The appearance of a uniformed letter carrier delivering mail as calming in the midst of all the confusion as though home was a sight that stopped traffic almost as quickly as a fight would have done. Men bent beneath the weight of a heavy pack would stop a moment, shift their packstraps and look at me. "That is the most natural thing I have seen since I left Denver," said one onlooker. "Blamed if it don't make a man feel as if he was in God's country, and that Alaska was part of the United States. Uncle Sam is a brick. I always did think so; now I know it." They would given a approving nod and them "mush on" out over the trembling tundra in search of the elusive gold.
Before we had gone a block we were surrounded by an eager throng, giving us orders to deliver their mail to this and that place. We had to establish the rule that only those actually engaged in business, either as proprietor or as employee, could have their mail delivered, or we would have had half the population giving orders to have their mail left in care of different business firms. I am afraid that the rule was more honored in the breach than in the observance, however, for we would deliver mail at some saloons for a score or more of persons. When I inquired if they were all employees the answer would be, "Oh yes. They are working for us all right, but just now they are out on one of the creeks."
You often read of the postman being as an ever-welcome visitor. I never knew what that meant before. Welcome is a very mild term for the enthusiastic reception we frequently received. One man on my route was so worried by not hearing from home that he was almost ready to pull up stakes and leave. He had not heard from his wife since his arrival, and he fancied some one with a similar name was receiving his mail. I took his name, and next day handed him five letters from his wife. Welcome! Well, rather.

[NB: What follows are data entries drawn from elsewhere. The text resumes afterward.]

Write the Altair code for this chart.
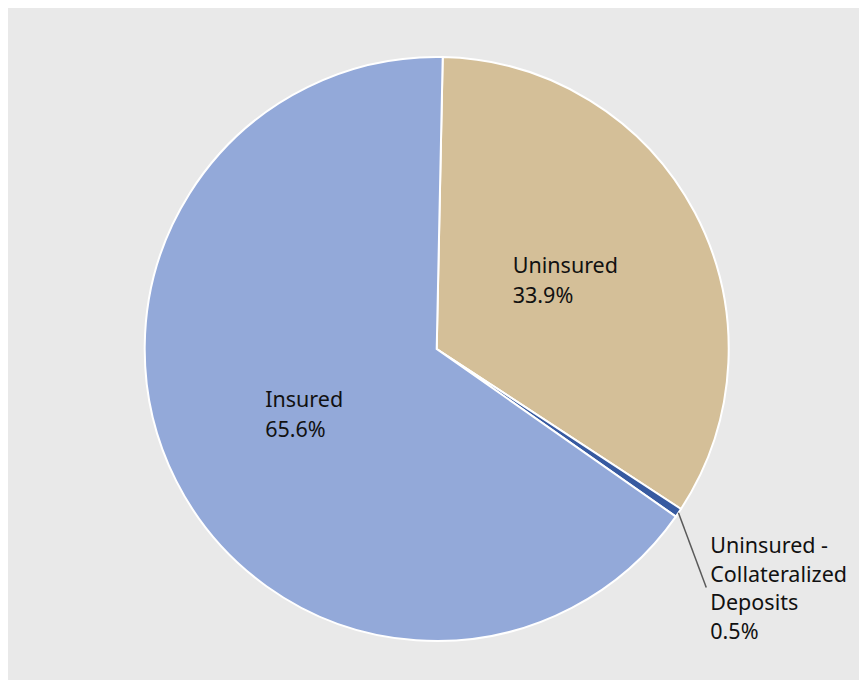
import math
import altair as alt
import pandas as pd

# ---- data ----
categories = ["Uninsured", "Uninsured - Collateralized Deposits", "Insured"]
label_lines = ["Uninsured", "Uninsured -\nCollateralized\nDeposits", "Insured"]
shares = [33.9, 0.5, 65.6]
slice_order = [0, 1, 2]
colors = ["#d4bf98", "#375aa0", "#93a9d9"]

df = pd.DataFrame({
    "category": categories,
    "label": label_lines,
    "share": shares,
    "order": slice_order,
})

# ---- layout constants ----
W, H = 851, 672
CX, CY = 428.7, 341.0
R = 292
R_IN = 146
R_OUT = 360
LEADER_TURN = 0.129
START = 0.0206
TAU = 2 * math.pi
FONT = "Noto Sans"
FS = 21.5

base = alt.Chart(df)

pie = base.mark_arc(radius=R, stroke="white", strokeWidth=2).encode(
    theta=alt.Theta("share:Q", stack=True,
                    scale=alt.Scale(range=[START, START + TAU])),
    color=alt.Color("category:N",
                    scale=alt.Scale(domain=categories, range=colors),
                    legend=None),
    order=alt.Order("order:Q"),
    x=alt.value(CX),
    y=alt.value(CY),
)

geo = (
    base.transform_window(
        cum="sum(share)", sort=[alt.SortField("order")], frame=[None, 0]
    )
    .transform_joinaggregate(total="sum(share)")
    .transform_calculate(
        mid=f"{START} + (datum.cum - datum.share / 2) / datum.total * {TAU}"
    )
    .transform_calculate(
        txt="datum.label + '\\n' + format(datum.share, '.1f') + '%'"
    )
    .transform_calculate(lx=f"{CX} + {R_IN} * sin(datum.mid) - 5.9 * length(datum.label)")
    .transform_calculate(ly=f"{CY} - {R_IN} * cos(datum.mid)")
    .transform_calculate(sx=f"{CX} + {R} * sin(datum.mid)")
    .transform_calculate(sy=f"{CY} - {R} * cos(datum.mid)")
    .transform_calculate(ex=f"{CX} + {R_OUT} * sin(datum.mid + {LEADER_TURN})")
    .transform_calculate(ey=f"{CY} - {R_OUT} * cos(datum.mid + {LEADER_TURN})")
)

inner = geo.transform_filter("datum.share >= 1").mark_text(
    align="left", baseline="middle", lineBreak="\n", lineHeight=30,
    font=FONT, fontSize=FS, color="#111111", dy=-14,
).encode(
    x=alt.X("lx:Q", scale=None),
    y=alt.Y("ly:Q", scale=None),
    text="txt:N",
)

leader = geo.transform_filter("datum.share < 1").mark_rule(
    color="#5a5a5a", strokeWidth=1.5
).encode(
    x=alt.X("sx:Q", scale=None),
    y=alt.Y("sy:Q", scale=None),
    x2="ex:Q",
    y2="ey:Q",
)

outer = geo.transform_filter("datum.share < 1").mark_text(
    align="left", baseline="alphabetic", lineBreak="\n", lineHeight=28.5,
    font=FONT, fontSize=FS, color="#111111", dx=4, dy=-34.5,
).encode(
    x=alt.X("ex:Q", scale=None),
    y=alt.Y("ey:Q", scale=None),
    text="txt:N",
)

chart = (
    alt.layer(pie, leader, inner, outer)
    .properties(width=W, height=H, padding=0, background="#e9e9e9")
    .configure_view(stroke=None)
)

chart.save("out.html", embed_options={"renderer": "svg", "actions": False})
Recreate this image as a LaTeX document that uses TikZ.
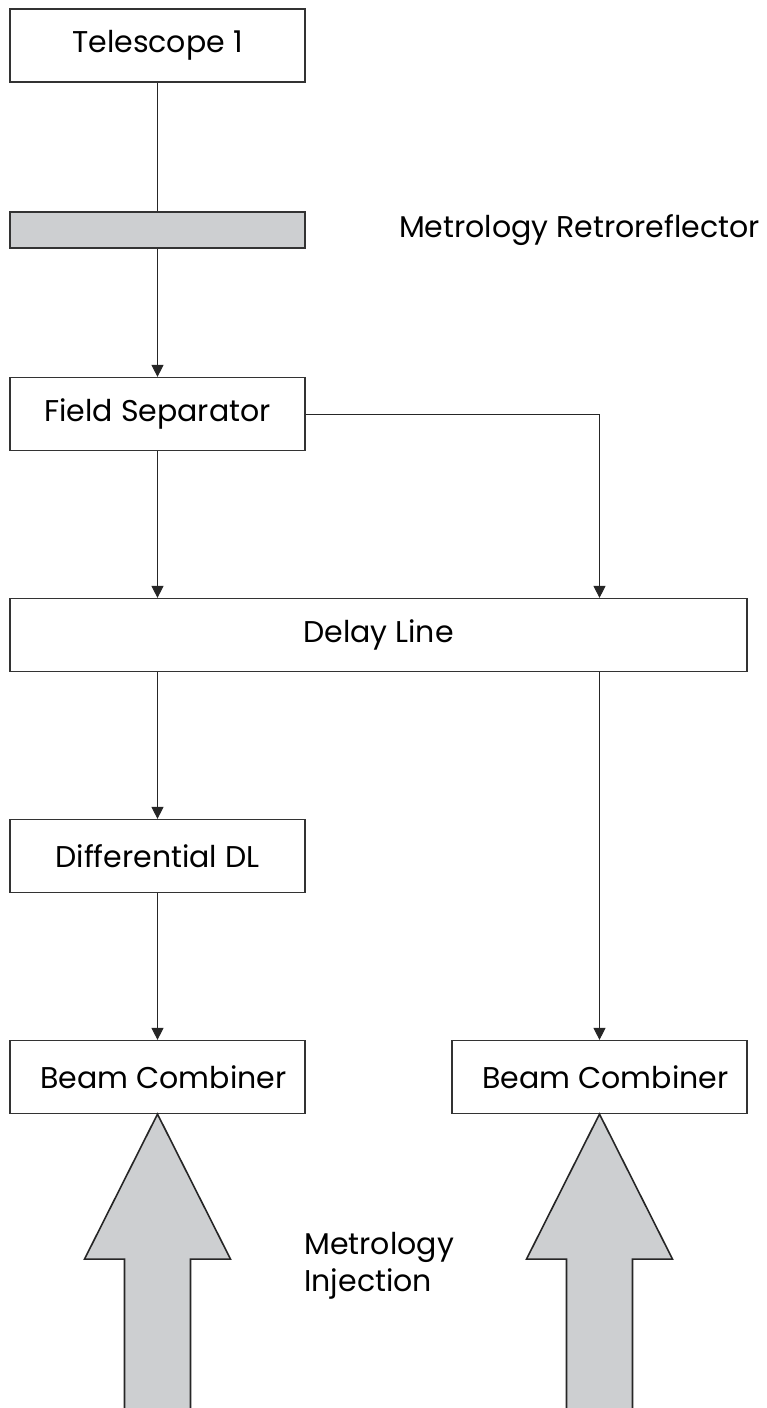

Speaking of persons with similar names reminds me of Peter Peterson. There were three peter Petersons who had no middle initial, and several of that name having a middle initial, each of whom thought his correspondents might by accident have omitted his middle initial. When any one of the many Petersons called for his mail he had to tell the place from which he expected it. If he could not tell the postmark of the office or dispatch, he had to wait until the various other Peters had had an opportunity of identifying it as theirs. This rule led to the various Peter Petersons to do some wild guessing as to where their letters might be from.
The general delivery was said to be the largest in the United States, and I presume it was, as in large cities most of the mail is handled through carriers, boxes or sub-stations. in the Nome general delivery the alphabet was divided into over seven hundred divisions. For example, it required seventy boxes to case the letter "B." The most common names were assigned one or more boxes. The "Johnsons" required five separations, being divided on their initials: box one consisting of Johnsons whose initials were between A and J; the next J and M; M to P; P to S; and S to Z. Some names there were which were not apt to be duplicated: for example, such names as these, which I copied from letters in the general delivery: Ole, Yonassen, Stensfjelt and G.E. Tyszkiewiez.
When the system of free delivery had been in operation several weeks we were looking through seven pouches of letters just received by the steamer "Roanoke" from the "outside," as "God's country" was always termed. After looking through five pouches we took a rest to get our supper. During our absence the inspector and acting postmaster counted the letters I had gotten from the mail for my patrons. There were one thousand and seventh-four, and from the remaining two pouches I got several hundred more. Upon several steamer days I had taken out on my first trip more than twelve hundred letters, getting from the same mail one or two hundred additional in going through the general delivery cases, looking up my patrons name by name from my route book.